Housing estate in Wrexham, Wales

Bryn Offa (Offa's Hill) is a local-authority housing estate in the south-western suburbs of the city of Wrexham, in Wrexham County Borough, north-east Wales in the community of Offa, and is close to the Wrexham Maelor Hospital.

The main route through Bryn Offa is the A525 road to Ruthin Road. The estate is situated next to Ysgol Clywedog (formerly known as Ysgol Bryn Offa, or Bryn Offa High School), and the Shrewsbury-Chester railway line. The community of Offa is named after Bryn Offa.

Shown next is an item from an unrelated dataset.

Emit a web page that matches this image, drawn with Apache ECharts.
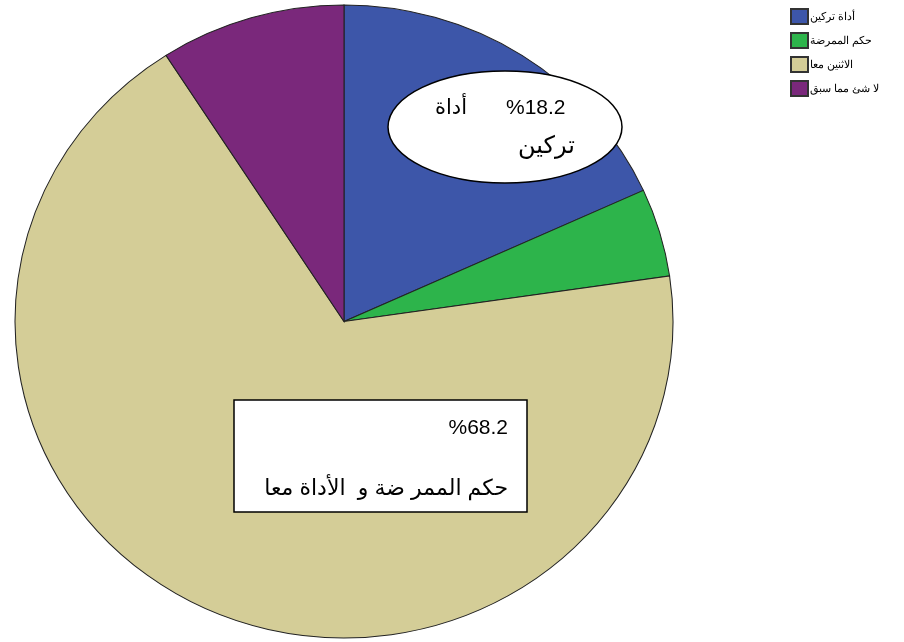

Originally the site was home to Bryn Offa Hall, which was built in the 1860s and was home to Mayor of Wrexham, John Bernard Murless. The building was later sold various times, before ending up in the ownership of the Royal Air Forces Association in 1956, to serve as their Wrexham clubhouse.

The housing estate on the site was first built in the 1950s by Wrexham Borough Council. The first parts to be developed were along the southside of Ruthin Road, between the hall and Bryn Offa School. This first estate replaced a row of houses known as Bryn Offa Terrace, which were demolished as part of the Borough Clearance programme. The housing estate was later extended to Bersham Road in 1957, with the new road built named Centenary Road, to mark Wrexham's 100th anniversary of being incorporated as a borough.

Bryn Offa High School began its construction in 1959, and originally was to be named Emyr Cyfeiliog School, after Alderman Emyr Williams. It opened in 1960 with 510 pupils from other local schools.